To make the G5RV more "user-friendly" and with less RF exposure within the HAM-shack, we added an MM11 BALUN at the lower end of the 450 ohm ladder-line, and from the asymmetrical input of the MM11 BALUN (outside the HAM shack), we used 50 ohm (low impedance) coax to reach the antenna tuner inside the HAM shack. We’ve found that this improvement to the G5RV has put more of our transmitted RF into the elements of the antenna, and made the antenna virtually noise free and reduced re-radiation as much as 85 percent.
Without using an external antenna tuner, we’ve found that our transceiver will work into the 50 ohm coax and the MM11 BALUN with VSWR below 2:1 on the bands the G5RV is cut for.

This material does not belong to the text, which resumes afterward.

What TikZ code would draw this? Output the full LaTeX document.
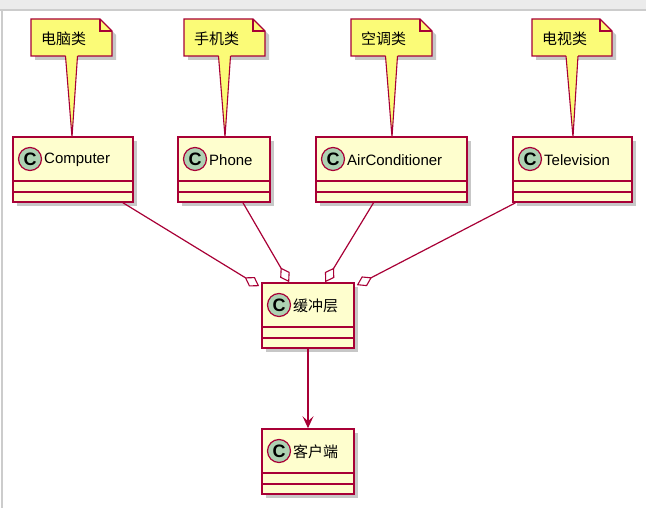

By making the additional BALUN and coax improvement to the original 20 thru 10 meter G5RV, it is now possible to build the G5RV for more bands, and thus cover lower bands and frequency’s. We now have a means by which we can have an antenna that fits almost any real-estate configuration, from as little as 27 feet (8.2 m), (20 thru 10 meter bands) to 207 feet (64 m) (160 thru 10 meter bands).